The gap between working age welfare cuts and pensioner benefits continuing to rise is another of those slow burners worth watching.

The decade of austerity has protected pensioners while hitting younger people. The same younger people will have to live with the very large national debt that is their inheritance. Look out for strains between the generations.

Barnett fair?

And look out for more of those well-rehearsed strains between the nations. The block grant that comes to Holyrood (and similar to Cardiff and Stormont) is partly protected by decisions made by the Treasury, and partly not.

Of around £30bn spent by Holyrood, £12bn now goes on health. So if that part is being largely protected, then it should ease the strain on John Swinney's budget, when he presents the draft on December 16th.

Likewise for schools, though the 'cash spending per pupil' formula sounds like it's far from generous.

However, if justice, economic development, universities and local government are being fiercely squeezed in Whitehall, that has a proportionate squeeze through the Barnett allocation.

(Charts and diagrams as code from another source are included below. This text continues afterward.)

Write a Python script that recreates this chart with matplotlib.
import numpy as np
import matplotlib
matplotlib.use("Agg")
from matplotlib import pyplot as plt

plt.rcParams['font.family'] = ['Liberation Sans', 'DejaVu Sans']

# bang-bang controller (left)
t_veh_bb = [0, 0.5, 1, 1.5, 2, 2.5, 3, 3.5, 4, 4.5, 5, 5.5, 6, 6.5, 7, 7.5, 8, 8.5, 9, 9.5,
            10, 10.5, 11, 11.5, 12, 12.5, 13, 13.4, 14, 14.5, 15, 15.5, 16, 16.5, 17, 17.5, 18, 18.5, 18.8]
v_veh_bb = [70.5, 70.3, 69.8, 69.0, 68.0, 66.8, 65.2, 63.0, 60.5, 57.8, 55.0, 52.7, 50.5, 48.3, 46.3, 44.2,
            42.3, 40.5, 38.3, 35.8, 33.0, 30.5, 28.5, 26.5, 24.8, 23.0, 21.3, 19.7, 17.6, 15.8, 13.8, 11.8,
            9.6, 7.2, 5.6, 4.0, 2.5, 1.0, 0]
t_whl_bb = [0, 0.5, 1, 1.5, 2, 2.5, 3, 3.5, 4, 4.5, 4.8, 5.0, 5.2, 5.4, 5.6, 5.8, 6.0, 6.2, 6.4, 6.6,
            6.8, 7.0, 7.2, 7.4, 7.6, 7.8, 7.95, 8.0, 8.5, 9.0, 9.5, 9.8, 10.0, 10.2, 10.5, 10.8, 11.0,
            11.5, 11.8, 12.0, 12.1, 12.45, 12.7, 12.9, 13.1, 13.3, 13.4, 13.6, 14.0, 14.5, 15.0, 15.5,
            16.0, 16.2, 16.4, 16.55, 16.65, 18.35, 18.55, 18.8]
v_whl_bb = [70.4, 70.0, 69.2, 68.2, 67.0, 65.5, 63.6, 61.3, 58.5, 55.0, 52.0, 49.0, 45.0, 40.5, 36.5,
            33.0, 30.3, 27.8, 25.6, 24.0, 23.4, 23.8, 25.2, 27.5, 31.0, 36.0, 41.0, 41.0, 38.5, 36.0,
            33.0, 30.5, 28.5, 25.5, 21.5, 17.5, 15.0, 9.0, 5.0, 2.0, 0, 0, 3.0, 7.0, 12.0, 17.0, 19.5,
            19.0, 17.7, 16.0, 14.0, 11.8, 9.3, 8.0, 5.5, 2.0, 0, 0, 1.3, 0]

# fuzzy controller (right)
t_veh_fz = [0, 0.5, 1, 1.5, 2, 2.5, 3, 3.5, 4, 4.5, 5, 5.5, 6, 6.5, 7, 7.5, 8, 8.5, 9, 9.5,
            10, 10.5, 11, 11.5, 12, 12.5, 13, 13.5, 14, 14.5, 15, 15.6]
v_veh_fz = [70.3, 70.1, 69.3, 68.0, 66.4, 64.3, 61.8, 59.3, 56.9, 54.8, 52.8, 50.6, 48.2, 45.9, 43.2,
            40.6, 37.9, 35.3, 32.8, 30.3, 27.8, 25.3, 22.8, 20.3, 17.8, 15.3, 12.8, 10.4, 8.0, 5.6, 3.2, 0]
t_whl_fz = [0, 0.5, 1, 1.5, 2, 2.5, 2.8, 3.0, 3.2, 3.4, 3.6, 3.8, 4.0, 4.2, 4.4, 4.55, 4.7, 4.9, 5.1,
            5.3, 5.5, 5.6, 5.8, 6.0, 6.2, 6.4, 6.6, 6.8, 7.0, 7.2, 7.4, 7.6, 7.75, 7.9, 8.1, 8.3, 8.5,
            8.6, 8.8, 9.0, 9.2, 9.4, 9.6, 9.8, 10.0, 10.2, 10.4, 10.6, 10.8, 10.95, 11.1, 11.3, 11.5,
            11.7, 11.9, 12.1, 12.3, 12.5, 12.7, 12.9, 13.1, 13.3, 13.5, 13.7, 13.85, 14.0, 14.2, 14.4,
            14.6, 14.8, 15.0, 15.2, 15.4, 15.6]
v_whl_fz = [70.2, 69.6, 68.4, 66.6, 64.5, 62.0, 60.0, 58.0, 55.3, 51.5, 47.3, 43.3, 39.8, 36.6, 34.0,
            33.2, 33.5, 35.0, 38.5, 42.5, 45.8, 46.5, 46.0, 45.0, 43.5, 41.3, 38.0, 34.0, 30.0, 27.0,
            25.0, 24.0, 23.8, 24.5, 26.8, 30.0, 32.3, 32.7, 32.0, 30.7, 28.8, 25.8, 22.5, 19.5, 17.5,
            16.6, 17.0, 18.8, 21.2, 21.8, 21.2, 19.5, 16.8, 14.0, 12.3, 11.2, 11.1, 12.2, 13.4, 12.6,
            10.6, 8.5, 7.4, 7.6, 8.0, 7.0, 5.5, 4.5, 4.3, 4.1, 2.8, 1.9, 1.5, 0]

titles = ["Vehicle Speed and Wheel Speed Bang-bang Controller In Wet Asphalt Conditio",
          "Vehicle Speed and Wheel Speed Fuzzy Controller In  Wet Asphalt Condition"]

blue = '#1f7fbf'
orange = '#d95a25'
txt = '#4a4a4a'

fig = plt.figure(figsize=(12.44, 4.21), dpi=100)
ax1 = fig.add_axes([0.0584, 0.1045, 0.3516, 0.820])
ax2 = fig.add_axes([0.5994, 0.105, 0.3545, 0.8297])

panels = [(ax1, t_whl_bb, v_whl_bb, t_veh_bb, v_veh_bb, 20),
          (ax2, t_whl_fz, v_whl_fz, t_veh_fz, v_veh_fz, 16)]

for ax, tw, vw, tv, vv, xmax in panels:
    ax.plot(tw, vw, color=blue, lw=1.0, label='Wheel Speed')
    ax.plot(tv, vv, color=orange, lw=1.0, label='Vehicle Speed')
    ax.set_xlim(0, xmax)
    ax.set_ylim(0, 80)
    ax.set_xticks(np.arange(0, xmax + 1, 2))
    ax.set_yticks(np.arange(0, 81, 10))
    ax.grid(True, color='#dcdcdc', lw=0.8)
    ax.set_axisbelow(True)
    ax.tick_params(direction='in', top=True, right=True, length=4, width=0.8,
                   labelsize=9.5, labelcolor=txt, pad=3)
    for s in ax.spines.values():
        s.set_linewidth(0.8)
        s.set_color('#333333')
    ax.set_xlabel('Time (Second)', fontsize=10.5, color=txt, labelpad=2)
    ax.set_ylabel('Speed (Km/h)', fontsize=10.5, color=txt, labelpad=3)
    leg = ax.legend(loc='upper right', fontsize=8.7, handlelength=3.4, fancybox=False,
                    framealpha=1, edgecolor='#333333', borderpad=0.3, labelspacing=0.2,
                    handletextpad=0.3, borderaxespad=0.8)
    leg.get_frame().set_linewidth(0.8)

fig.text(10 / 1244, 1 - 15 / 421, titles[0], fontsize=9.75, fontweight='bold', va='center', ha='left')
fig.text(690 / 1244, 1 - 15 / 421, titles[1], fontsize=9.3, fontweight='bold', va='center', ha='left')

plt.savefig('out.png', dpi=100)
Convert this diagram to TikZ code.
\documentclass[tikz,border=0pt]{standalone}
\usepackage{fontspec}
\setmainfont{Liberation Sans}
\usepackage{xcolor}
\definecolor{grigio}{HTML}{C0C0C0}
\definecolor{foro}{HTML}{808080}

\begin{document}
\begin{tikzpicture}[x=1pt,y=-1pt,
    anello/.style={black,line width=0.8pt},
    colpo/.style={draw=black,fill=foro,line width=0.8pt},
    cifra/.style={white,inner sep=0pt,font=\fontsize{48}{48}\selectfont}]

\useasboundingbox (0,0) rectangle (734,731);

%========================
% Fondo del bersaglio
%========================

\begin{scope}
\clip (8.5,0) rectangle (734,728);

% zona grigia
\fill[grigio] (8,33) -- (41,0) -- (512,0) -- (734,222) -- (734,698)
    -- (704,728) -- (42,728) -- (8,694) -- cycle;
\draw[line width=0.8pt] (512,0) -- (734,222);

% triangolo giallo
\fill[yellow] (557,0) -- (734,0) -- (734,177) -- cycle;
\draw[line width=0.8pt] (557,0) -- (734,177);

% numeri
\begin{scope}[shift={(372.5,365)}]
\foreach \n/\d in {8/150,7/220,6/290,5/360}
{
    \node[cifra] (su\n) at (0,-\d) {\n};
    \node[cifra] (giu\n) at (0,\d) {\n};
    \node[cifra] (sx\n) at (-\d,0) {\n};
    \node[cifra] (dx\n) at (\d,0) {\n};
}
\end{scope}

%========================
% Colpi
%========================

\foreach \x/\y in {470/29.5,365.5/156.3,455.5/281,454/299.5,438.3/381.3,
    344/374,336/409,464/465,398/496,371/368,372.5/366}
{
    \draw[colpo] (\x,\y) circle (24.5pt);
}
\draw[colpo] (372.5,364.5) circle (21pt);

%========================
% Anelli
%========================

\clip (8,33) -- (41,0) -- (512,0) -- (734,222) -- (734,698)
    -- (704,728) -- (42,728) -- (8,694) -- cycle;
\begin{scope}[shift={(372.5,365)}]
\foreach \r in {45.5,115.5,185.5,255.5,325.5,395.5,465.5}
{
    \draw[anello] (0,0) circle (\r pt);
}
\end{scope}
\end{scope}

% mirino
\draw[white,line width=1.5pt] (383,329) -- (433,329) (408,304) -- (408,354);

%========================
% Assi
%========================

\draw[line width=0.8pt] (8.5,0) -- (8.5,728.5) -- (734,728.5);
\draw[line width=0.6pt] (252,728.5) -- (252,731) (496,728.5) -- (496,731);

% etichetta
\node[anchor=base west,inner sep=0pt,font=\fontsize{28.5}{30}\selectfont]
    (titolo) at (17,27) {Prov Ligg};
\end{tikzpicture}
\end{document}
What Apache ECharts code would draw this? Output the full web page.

That doesn't mean the Scottish finance secretary has to squeeze each of these as hard. The block grant can be divided up in entirely different ways.

But politically, it will be hard not to protect the NHS and schooling at least as much as Whitehall is doing.

Manifestos

And he has other commitments to consider; a big uplift in childcare spending, a floor on college funding, free university tuition, and a rise in the building of affordable homes from 30,000 in the current Holyrood Parliament to 50,000 in the next one.

That's before we get to see the other pledges in next year's Holyrood election manifestos.

Image copyright PA
Image caption Scottish Finance Secretary will have to square the SNP's spending commitments with the new financial landscape

IPPR Scotland, a new offshoot of the London-based think tank, the Institute of Public Policy Research, reckons that the pluses and minuses of the Barnett formula should lead to a real terms squeeze of more than 11% in non-protected Scottish revenue spending by 2019-20, from £14.1bn to £12.5bn (in 2015-16 prices).

That is while capital spending could be up by nearly 12%, much of it on those affordable homes. And it depends on Mr Swinney making the most of limited borrowing powers

Squeezed Swinney

Given that Mr Swinney has an election to fight in May, he is unlikely to be as open about his spending intentions beyond next financial year as George Osborne can now afford to be. And the toughest of the squeeze on the Scottish budget looks like coming in 2017-19.

The novelty about the Holyrood block grant next year is that several billion pounds are going to be carved out, because from next April, MSPs set the Scottish Rate of Income Tax by which half of income tax will be raised.

For reasons of SNP politics, that's not likely to diverge from the UK rate next financial year. But with more powers due to follow, there will surely be pressure to use them for loosening the Whitehall squeeze over the rest of the decade.

By the start of the Twenties, the protection of priority areas and the weakening of the unprotected will likely leave the state in a markedly different shape - big on health and schooling, but in retreat from its other roles.

The season of mists and low-hanging fruitfulness is past. The autumn statement has a more wintry chill to it this year.